El buen gobierno existe cuando contiene aquellos principios y valores que sustentan una gestión pública efectiva, eficiente, justa y transparente, que son esenciales y básicos para lograr el bienestar común y el desarrollo sostenible de una sociedad. La buena gobernanza no es una utopía irrealizable, ni pertenece a la concepción clasificada como “pensamiento ingenuo” porque el ser humano es capaz de esto y de mucho más.
Las instituciones de un buen gobierno buscan garantizar una serie de derechos humanos como el derecho a la vida, la salud, vivienda digna, alimentación suficiente, educación de calidad, justicia imparcial, seguridad jurídica y seguridad social. La buena gobernanza se evalúa en función de su capacidad para cubrir estos derechos humanos en sus diversas dimensiones: civiles, culturales, económicos, políticos y sociales.
México ha sufrido políticas de demagogia y de una doble realidad o una doble moralidad. Sin embargo, hoy que se ha polarizado como nunca la sociedad mexicana, se nos presentan tres supuestas realidades: la del grupo en el poder, la del bloque de la oposición y la del pueblo, principalmente de la clase media, que quizá tenga el pulso de una realidad más próxima a lo que estamos viviendo.
La buena gobernanza es imprescindible para asegurar que las instituciones gubernamentales cumplan con su responsabilidad de garantizar ese bienestar común que es el fin primordial de cualquier gobierno. La gobernanza se refiere al proceso mediante el cual las instituciones públicas dirigen los asuntos de la nación, gestionan los recursos y garantizan los derechos fundamentales mencionados.
Un gobierno que cumple lo enunciado en el artículo 25 de la Declaración Universal de los Derechos Humanos estaría contemplando todo lo mencionado en estos renglones, más la protección social que cubre circunstancias ajenas a uno mismo, como la invalidez, la viudez, la orfandad, el desempleo y la vejez.
Para lograr esto todavía ajeno a la realidad mexicana, es preciso que las autoridades provean los mecanismos necesarios para afinar la marcha de las instituciones públicas, eviten los desvíos de recursos, exista una participación más informada de la ciudadanía, haya transparencia en los manejos públicos y una gran responsabilidad de los gobiernos y funcionarios.

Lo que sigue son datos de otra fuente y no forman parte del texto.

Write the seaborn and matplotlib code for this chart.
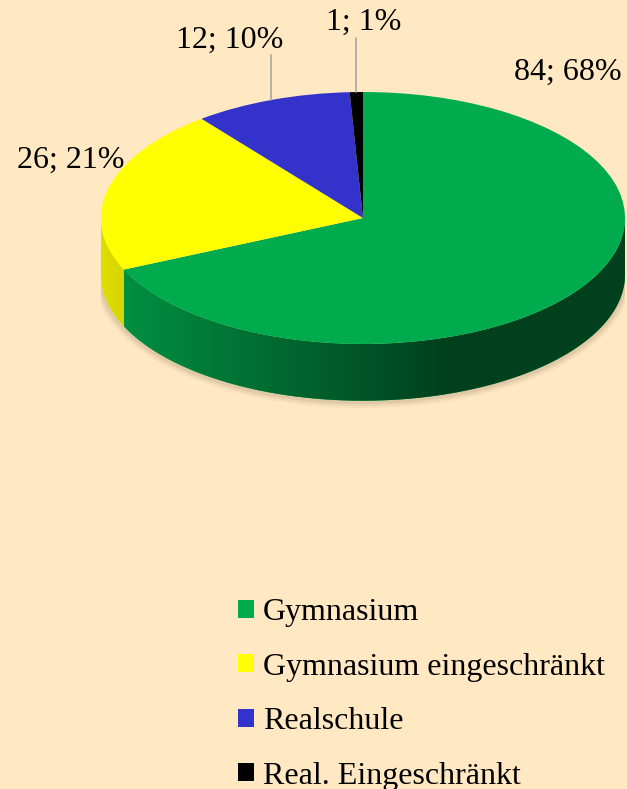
import numpy as np
import matplotlib
matplotlib.use('Agg')
import matplotlib.pyplot as plt
import matplotlib.colors as mcolors
import seaborn as sns

# data
###############################################################################
names = ['Gymnasium', 'Gymnasium eingeschränkt', 'Realschule', 'Real. Eingeschränkt']
counts = [84, 26, 12, 1]
colors = ['#00AB4E', '#FFFF00', '#3333CC', '#000000']
bg = '#FFE8C2'

sns.set_style('white')
plt.rcParams['font.family'] = ['Liberation Serif', 'DejaVu Serif']
plt.rcParams['text.color'] = 'black'

W, H = 627, 789
fig = plt.figure(figsize=(W / 100, H / 100), dpi=100, facecolor=bg)


def px(x, y, w, h):
    return [x / W, 1 - (y + h) / H, w / W, h / H]


# 3D-look pie
###############################################################################
depth = 0.45
extra = 0.2
cx, cy, rx, ry = 363, 218, 262, 126
ax = fig.add_axes(px(cx - rx, cy - ry, 2 * rx, ry * (2 + depth + extra)))
wedges, _ = ax.pie(counts, colors=colors, startangle=90, counterclock=False,
                   radius=1, wedgeprops=dict(linewidth=0))
ax.set_aspect('auto')
ax.axis('off')

# soft shadow under the rim
t = np.linspace(np.pi, 2 * np.pi, 200)
for lw, al in [(9, 0.05), (6, 0.07), (3, 0.10)]:
    ax.plot(np.cos(t) * 1.002, np.sin(t) - depth - 0.01, color='#6b5a45',
            lw=lw, alpha=al, zorder=-1, solid_capstyle='butt')

# side walls, shaded left -> right
xg = np.linspace(-1, 1, 400)
shade = np.interp(xg, [-1, 0.3, 1], [0.87, 0.38, 0.38])
for w, c in zip(wedges, colors):
    t1, t2 = w.theta1, w.theta2
    for k in (-1, 0, 1):
        a = max(t1, -180 + 360 * k)
        b = min(t2, 360 * k)
        if b <= a:
            continue
        angs = np.radians(np.linspace(a, b, 200))
        xs = np.concatenate([np.cos(angs), np.cos(angs[::-1])])
        ys = np.concatenate([np.sin(angs), np.sin(angs[::-1]) - depth])
        side = ax.fill(xs, ys, color=c, lw=0, zorder=0)[0]
        grad = np.array(mcolors.to_rgb(c))[None, None, :] * shade[None, :, None]
        im = ax.imshow(grad, extent=(-1, 1, -1 - depth, 0.05), aspect='auto',
                       interpolation='bilinear', zorder=0.5)
        im.set_clip_path(side)

ax.set_xlim(-1, 1)
ax.set_ylim(-1 - depth - extra, 1)

# labels
###############################################################################
ov = fig.add_axes([0, 0, 1, 1], zorder=3)
ov.set_xlim(0, W)
ov.set_ylim(H, 0)
ov.axis('off')
ov.patch.set_alpha(0)

total = sum(counts)
label_pos = [(568, 72), (71, 160), (230, 40), (364, 22)]
leader_top = [None, None, 55, 38]
for w, v, (lx, ly), lt in zip(wedges, counts, label_pos, leader_top):
    ov.text(lx, ly, f'{v}; {round(100 * v / total)}%', ha='center', va='center',
            fontsize=23)
    if lt is not None:
        mid = np.radians((w.theta1 + w.theta2) / 2)
        ex = cx + rx * np.cos(mid)
        ey = cy - ry * np.sin(mid)
        ov.plot([ex, ex], [lt, ey], color='#A6A6A6', lw=1.2)

# legend
###############################################################################
fig.legend(handles=wedges, labels=names, loc='upper left',
           bbox_to_anchor=(238 / W, 1 - 598 / H), frameon=False, fontsize=23,
           handlelength=0.5, handleheight=0.5, handletextpad=0.27,
           labelspacing=0.8, borderpad=0, borderaxespad=0)

fig.savefig('out.png', dpi=100, facecolor=bg)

En la tercera realidad del México actual, lo dicho en el párrafo anterior suena a utopía irrealizable, al estilo de los cínicos y no de Tomás Moro. Al estilo de los escépticos y los decepcionados, que llevan en sus conciencias un mundo de engaños, mentiras y acciones fraudulentas. De un pueblo que se resiste a creer porque ha visto la tentación llegar a quienes ascienden los peldaños del poder y que guardan muy adentro el México donde todo se puede, sin importar la ley.
Al México que se le corrompió y sojuzgó desde la Colonia, que no se sobrepuso cuando por fin fue libre y soberano, que no supo encontrar una visión clara de su futuro y no intentó siquiera las medidas que levantaran la conciencia nacional para limpiar las falacias de la deshonestidad personal y social. Que sobrevivió al México tramposo y de doble moral, siéndole más fácil incorporarse a ese ambiente que luchar contra él.
Hoy es parte de la realidad tabú que nunca se menciona y mucho menos se piensa en combatir. Es la médula de la impunidad y la sumisión, de la subordinación y de una morbosa promesa que podría llegar a cristalizar el día menos esperado en algún asunto, algún trámite, alguna ventaja o tal vez en algún resquicio a la riqueza mal habida. Ir contra esta forma de pensar no rinde beneficios y por eso no aparece una nueva forma de concebir el poder político en la prospectiva para edificar una futura sociedad.